Extract structured data from documents

Upload one or more documents together with a target JSON schema. A project is created automatically and the full pipeline (text extraction → agent generation → mapping → extraction) runs in the background. Poll GET /projects/{project_id}/status/ until pipeline_running is false and schema_status is success, then fetch results from GET /projects/{project_id}/results/schema/.

On this page

HTTP request

POST https://api.parsewise.ai/api/v1/extract/

Request Header

Name Required Type Description
X-API-Key Yes string API key with the pw_live_ prefix. See Authentication.

Request Body

Supported content types: multipart/form-data.

Name Required Type Description
files Yes array<string (binary)> One or more document files to process.
schema Yes any A valid JSON Schema (Draft 2020-12) describing the desired output shape.
project_name No string Optional name for the created project. Defaults to “API Extraction”.

Responses

Status Type Description
202 V1ExtractResponse

Security

  • ApiKeyAuth — apiKey — in X-API-Key header. API key with pw_live_ prefix.

Python example

import os
import requests

API_KEY = os.environ["PARSEWISE_API_KEY"]
BASE_URL = "https://api.parsewise.ai/api/v1"

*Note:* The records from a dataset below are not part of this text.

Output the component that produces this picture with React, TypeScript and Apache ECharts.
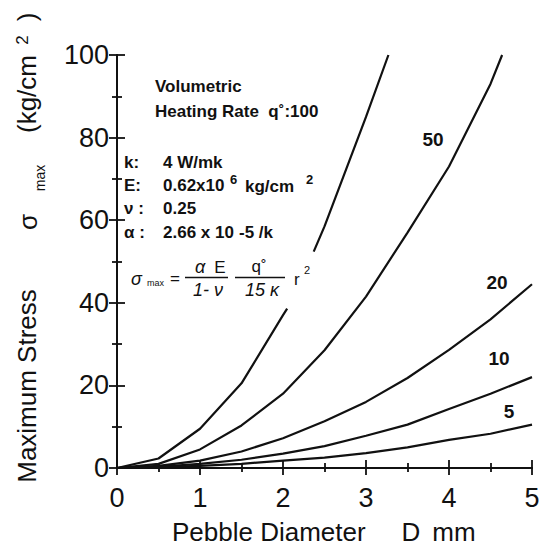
import React, { useEffect, useRef } from "react";
import * as echarts from "echarts";

// ---- data ----
const xTickLabels = ["0", "1", "2", "3", "4", "5"];
const yTickLabels = ["0", "20", "40", "60", "80", "100"];

const q100Lower = [[0, 0], [0.5, 2.3], [1, 9.5], [1.5, 20.5], [2, 37], [2.05, 38.6]];
const q100Upper = [[2.37, 52.4], [2.5, 58.5], [3, 85], [3.27, 100]];
const q50 = [[0, 0], [0.5, 1], [1, 4.5], [1.5, 10.3], [2, 18], [2.5, 28.5], [3, 41.5], [3.5, 57], [4, 73], [4.5, 93], [4.64, 100]];
const q20 = [[0, 0], [0.5, 0.5], [1, 1.8], [1.5, 4], [2, 7.2], [2.5, 11.3], [3, 16], [3.5, 21.8], [4, 28.6], [4.5, 36], [5, 44.5]];
const q10 = [[0, 0], [0.5, 0.3], [1, 1], [1.5, 2], [2, 3.5], [2.5, 5.3], [3, 7.8], [3.5, 10.5], [4, 14.3], [4.5, 18], [5, 22]];
const q5 = [[0, 0], [0.5, 0.2], [1, 0.5], [1.5, 1], [2, 1.8], [2.5, 2.5], [3, 3.6], [3.5, 5], [4, 6.8], [4.5, 8.3], [5, 10.5]];

const curveLabels = ["50", "20", "10", "5"];

const FF = '"Liberation Sans", Arial, Helvetica, sans-serif';
const INK = "#111";

function txt(x: number, y: number, text: string, font: string, align = "left", extra: any = {}) {
  return {
    type: "text",
    x,
    y,
    ...extra,
    style: {
      text,
      font,
      fill: INK,
      textAlign: align,
      align,
      textVerticalAlign: "middle",
      verticalAlign: "middle",
    },
    z: 10,
  };
}

export default function App() {
  const ref = useRef<HTMLDivElement>(null);

  useEffect(() => {
    if (!ref.current) return;
    const chart = echarts.init(ref.current, undefined, { renderer: "svg" });

    const lineStyle = { color: INK, width: 2.2 };
    const mkSeries = (data: number[][]) => ({
      type: "line",
      data,
      symbol: "none",
      smooth: false,
      lineStyle,
      xAxisIndex: 0,
      yAxisIndex: 0,
      clip: true,
    });

    const axisLine = { show: true, lineStyle: { color: INK, width: 2 } };
    const tickStyle = { color: INK, width: 1.8 };

    const bold17 = `bold 17px ${FF}`;
    const formula = `17px ${FF}`;
    const formulaIt = `italic 18px ${FF}`;

    const option: any = {
      animation: false,
      backgroundColor: "#fff",
      grid: { left: 117, right: 12, top: 55, bottom: 79 },
      xAxis: [
        {
          type: "value",
          min: 0,
          max: 5,
          interval: 1,
          position: "bottom",
          axisLine,
          axisTick: { show: true, inside: true, length: 8, lineStyle: tickStyle },
          minorTick: { show: true, splitNumber: 2, length: 5, lineStyle: tickStyle },
          splitLine: { show: false },
          axisLabel: {
            color: INK,
            fontSize: 27,
            fontFamily: FF,
            margin: 16,
            formatter: (v: number) => xTickLabels[Math.round(v)] ?? "",
          },
        },
        {
          type: "value",
          min: 0,
          max: 5,
          interval: 1,
          position: "top",
          axisLine,
          axisTick: { show: true, inside: true, length: 7, lineStyle: tickStyle },
          minorTick: { show: true, splitNumber: 2, length: 4, lineStyle: tickStyle },
          splitLine: { show: false },
          axisLabel: { show: false },
        },
      ],
      yAxis: [
        {
          type: "value",
          min: 0,
          max: 100,
          interval: 20,
          position: "left",
          axisLine,
          axisTick: { show: true, inside: true, length: 8, lineStyle: tickStyle },
          minorTick: { show: true, splitNumber: 2, length: 5, lineStyle: tickStyle },
          splitLine: { show: false },
          axisLabel: {
            color: INK,
            fontSize: 27,
            fontFamily: FF,
            margin: 8,
            formatter: (v: number) => yTickLabels[Math.round(v / 20)] ?? "",
          },
        },
        {
          type: "value",
          min: 0,
          max: 100,
          interval: 20,
          position: "right",
          axisLine,
          axisTick: { show: true, inside: true, length: 8, lineStyle: tickStyle },
          minorTick: { show: true, splitNumber: 2, length: 5, lineStyle: tickStyle },
          splitLine: { show: false },
          axisLabel: { show: false },
        },
      ],
      series: [
        mkSeries(q100Lower),
        mkSeries(q100Upper),
        mkSeries(q50),
        mkSeries(q20),
        mkSeries(q10),
        mkSeries(q5),
      ],
      graphic: [
        // Y axis title (rotated)
        txt(27, 386, "Maximum Stress", `26px ${FF}`, "center", { rotation: Math.PI / 2 }),
        txt(28, 222, "σ", `26px ${FF}`, "center", { rotation: Math.PI / 2 }),
        txt(40, 178, "max", `14px ${FF}`, "center", { rotation: Math.PI / 2 }),
        txt(27, 94, "(kg/cm", `26px ${FF}`, "center", { rotation: Math.PI / 2 }),
        txt(22, 40, "2", `17px ${FF}`, "center", { rotation: Math.PI / 2 }),
        txt(27, 17, ")", `26px ${FF}`, "center", { rotation: Math.PI / 2 }),
        // X axis title
        txt(172, 532, "Pebble Diameter", `26px ${FF}`, "left"),
        txt(411, 532, "D", `26px ${FF}`, "center"),
        txt(454, 532, "mm", `26px ${FF}`, "center"),
        // annotations
        txt(155, 86, "Volumetric", bold17),
        txt(155, 111, "Heating Rate  q˚:100", bold17),
        txt(124, 162, "k:", bold17),
        txt(163, 162, "4 W/mk", bold17),
        txt(124, 185, "E:", bold17),
        txt(163, 185, "0.62x10", bold17),
        txt(230, 179, "6", `bold 13px ${FF}`),
        txt(245, 186, "kg/cm", bold17),
        txt(306, 179, "2", `bold 13px ${FF}`),
        txt(124, 208, "ν :", bold17),
        txt(163, 208, "0.25", bold17),
        txt(124, 232, "α :", bold17),
        txt(163, 232, "2.66 x 10", bold17),
        txt(239, 232, "-5 /k", bold17),
        // formula
        txt(131, 279, "σ", formulaIt),
        txt(147, 283, "max", `9px ${FF}`),
        txt(170, 278, "=", formula),
        txt(200, 267, "α", formulaIt, "center"),
        txt(220, 267, "E", formula, "center"),
        { type: "line", shape: { x1: 185, y1: 277.5, x2: 228, y2: 277.5 }, style: { stroke: INK, lineWidth: 1.5 }, z: 10 },
        txt(208, 290, "1- ν", formulaIt, "center"),
        txt(259, 266, "q˚", formula, "center"),
        { type: "line", shape: { x1: 235, y1: 277.5, x2: 285, y2: 277.5 }, style: { stroke: INK, lineWidth: 1.5 }, z: 10 },
        txt(262, 290, "15 κ", formulaIt, "center"),
        txt(294, 279, "r", formula),
        txt(304, 270, "2", `11px ${FF}`),
        // curve labels
        txt(433, 139, curveLabels[0], `bold 19px ${FF}`, "center"),
        txt(497, 282, curveLabels[1], `bold 19px ${FF}`, "center"),
        txt(499, 358, curveLabels[2], `bold 19px ${FF}`, "center"),
        txt(509, 411, curveLabels[3], `bold 19px ${FF}`, "center"),
      ],
    };

    chart.setOption(option);
    return () => chart.dispose();
  }, []);

  return <div ref={ref} style={{ width: 544, height: 547, position: "absolute", left: 0, top: 0 }} />;
}
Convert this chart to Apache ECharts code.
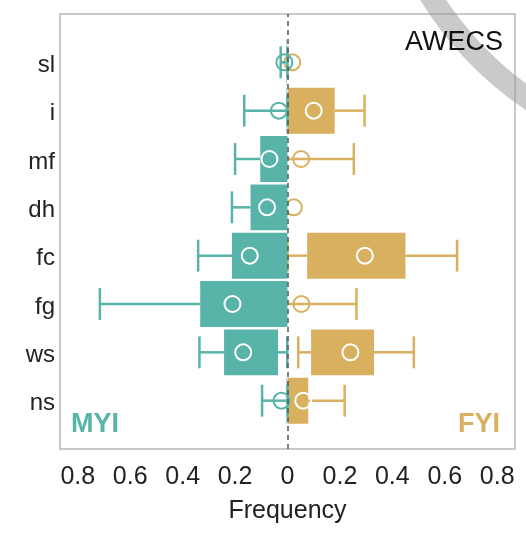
<!DOCTYPE html>
<html>
<head>
<meta charset="utf-8">
<script src="https://cdn.jsdelivr.net/npm/echarts@6/dist/echarts.min.js"></script>
<style>
html,body{margin:0;padding:0;background:#fff;}
#chart{width:526px;height:533px;}
</style>
</head>
<body>
<div id="chart"></div>
<script>
// Categories, top to bottom
const categories = ['sl', 'i', 'mf', 'dh', 'fc', 'fg', 'ws', 'ns'];

// MYI (plotted to the left): whisker low, Q1, Q3, whisker high, mean
const myiWhiskerLow  = [0,     0,     0,     0,     0,     0,     0.001, 0];
const myiQ1          = [0.002, 0.002, 0,     0,     0,     0,     0.036, 0.002];
const myiQ3          = [0.004, 0.004, 0.104, 0.141, 0.212, 0.333, 0.242, 0.004];
const myiWhiskerHigh = [0.026, 0.165, 0.200, 0.212, 0.341, 0.716, 0.336, 0.097];
const myiMean        = [0.012, 0.033, 0.069, 0.078, 0.144, 0.210, 0.169, 0.023];

// FYI (plotted to the right)
const fyiWhiskerLow  = [0, 0,     0,     0, 0,     0,     0.041, 0];
const fyiQ1          = [0, 0,     0,     0, 0.075, 0,     0.090, 0];
const fyiQ3          = [0, 0.180, 0,     0, 0.450, 0,     0.330, 0.079];
const fyiWhiskerHigh = [0, 0.294, 0.253, 0, 0.647, 0.263, 0.482, 0.218];
const fyiMean        = [0.018, 0.100, 0.052, 0.024, 0.295, 0.053, 0.240, 0.060];

const xTickValues = [-0.8, -0.6, -0.4, -0.2, 0, 0.2, 0.4, 0.6, 0.8];

const TEAL = '#58b4a8';
const GOLD = '#d8b05f';
const FONT = 'Liberation Sans, Arial, Helvetica, sans-serif';

function build(sign, wlo, q1, q3, whi, mean) {
  return categories.map((c, i) => [
    categories.length - i,
    sign * wlo[i], sign * q1[i], sign * q3[i], sign * whi[i], sign * mean[i]
  ]);
}

function makeRender(color) {
  return function (params, api) {
    const y = api.value(0);
    const wlo = api.value(1), q1 = api.value(2), q3 = api.value(3), whi = api.value(4), mean = api.value(5);
    const pLo = api.coord([wlo, y]);
    const p1 = api.coord([q1, y]);
    const p3 = api.coord([q3, y]);
    const pHi = api.coord([whi, y]);
    const pM = api.coord([mean, y]);
    const h = api.size([0, 0.95])[1];
    const capH = api.size([0, 0.66])[1];
    const lineStyle = { stroke: color, lineWidth: 2.5, fill: null };
    const children = [];
    if (Math.abs(whi - q3) > 1e-6) {
      children.push({ type: 'line', shape: { x1: p3[0], y1: p3[1], x2: pHi[0], y2: pHi[1] }, style: lineStyle });
      children.push({ type: 'line', shape: { x1: pHi[0], y1: pHi[1] - capH / 2, x2: pHi[0], y2: pHi[1] + capH / 2 }, style: lineStyle });
    }
    if (Math.abs(wlo - q1) > 1e-6) {
      children.push({ type: 'line', shape: { x1: p1[0], y1: p1[1], x2: pLo[0], y2: pLo[1] }, style: lineStyle });
      children.push({ type: 'line', shape: { x1: pLo[0], y1: pLo[1] - capH / 2, x2: pLo[0], y2: pLo[1] + capH / 2 }, style: lineStyle });
    }
    const bw = Math.abs(p3[0] - p1[0]);
    const inBox = bw > 5 && ((mean - q1) * (mean - q3) <= 0);
    if (bw > 0.5) {
      children.push({ type: 'rect', shape: { x: Math.min(p1[0], p3[0]), y: p1[1] - h / 2, width: bw, height: h },
        style: { fill: color, stroke: null } });
    }
    children.push({ type: 'circle', shape: { cx: pM[0], cy: pM[1], r: 8 },
      style: { fill: null, stroke: inBox ? '#ffffff' : color, lineWidth: 2 } });
    return { type: 'group', children: children };
  };
}

const chart = echarts.init(document.getElementById('chart'), null, { renderer: 'canvas' });
const option = {
  animation: false,
  backgroundColor: '#ffffff',
  textStyle: { fontFamily: FONT },
  grid: {
    left: 60, right: 11, top: 14, bottom: 84,
    show: true, borderColor: '#b8b8b8', borderWidth: 1.5, backgroundColor: 'transparent'
  },
  xAxis: {
    type: 'value', min: -0.868, max: 0.868,
    axisLine: { show: false }, axisTick: { show: false }, splitLine: { show: false },
    axisLabel: {
      customValues: xTickValues,
      formatter: v => String(Math.round(Math.abs(v) * 10) / 10),
      fontSize: 25, color: '#222', margin: 16, fontFamily: FONT
    },
    name: 'Frequency', nameLocation: 'middle', nameGap: 50,
    nameTextStyle: { fontSize: 25, color: '#222', fontFamily: FONT }
  },
  yAxis: {
    type: 'value', min: 0, max: 9, interval: 1,
    axisLine: { show: false }, axisTick: { show: false }, splitLine: { show: false },
    axisLabel: {
      formatter: v => (v >= 1 && v <= categories.length) ? categories[categories.length - v] : '',
      fontSize: 24, color: '#222', margin: 5, fontFamily: FONT,
      verticalAlign: 'top', lineHeight: 24, padding: [-9, 0, 0, 0]
    }
  },
  series: [
    {
      name: 'FYI', type: 'custom', renderItem: makeRender(GOLD),
      data: build(1, fyiWhiskerLow, fyiQ1, fyiQ3, fyiWhiskerHigh, fyiMean),
      encode: { x: [1, 2, 3, 4, 5], y: 0 }, z: 2
    },
    {
      name: 'MYI', type: 'custom', renderItem: makeRender(TEAL),
      data: build(-1, myiWhiskerLow, myiQ1, myiQ3, myiWhiskerHigh, myiMean),
      encode: { x: [1, 2, 3, 4, 5], y: 0 }, z: 3,
      markLine: {
        silent: true, symbol: ['none', 'none'], label: { show: false },
        lineStyle: { color: '#555', width: 1.5, type: [5, 4] },
        data: [{ xAxis: 0 }], z: 10
      }
    }
  ],
  graphic: [
    { type: 'arc', z: 50, silent: true,
      shape: { cx: 721, cy: -183, r: 341, startAngle: 1.9, endAngle: 2.9 },
      style: { stroke: 'rgba(150,150,150,0.5)', lineWidth: 22, fill: null } },
    { type: 'text', z: 60, right: 23, top: 29,
      style: { text: 'AWECS', fontSize: 27, fill: '#111', fontFamily: FONT } },
    { type: 'text', z: 60, left: 71, top: 411,
      style: { text: 'MYI', fontSize: 27, fontWeight: 'bold', fill: TEAL, fontFamily: FONT } },
    { type: 'text', z: 60, right: 26, top: 411,
      style: { text: 'FYI', fontSize: 27, fontWeight: 'bold', fill: GOLD, fontFamily: FONT } }
  ]
};
chart.setOption(option);
</script>
</body>
</html>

# Send files as multipart/form-data; repeat the "files" field per file.
with open("example.pdf", "rb") as f:
    files = {"files": f}

resp = requests.post(
    f"{BASE_URL}/extract/",
    headers={"X-API-Key": API_KEY},
    files=files,
)
resp.raise_for_status()
print(resp.json() if resp.content else None)

Definitions

V1ExtractRequestRequest

Name Required Type Description
files Yes array<string (binary)> One or more document files to process.
schema Yes any A valid JSON Schema (Draft 2020-12) describing the desired output shape.
project_name No string Optional name for the created project. Defaults to “API Extraction”.

V1ExtractResponse

Name Required Type Description
project_id Yes string (uuid)  
status_url Yes string  
results_url Yes string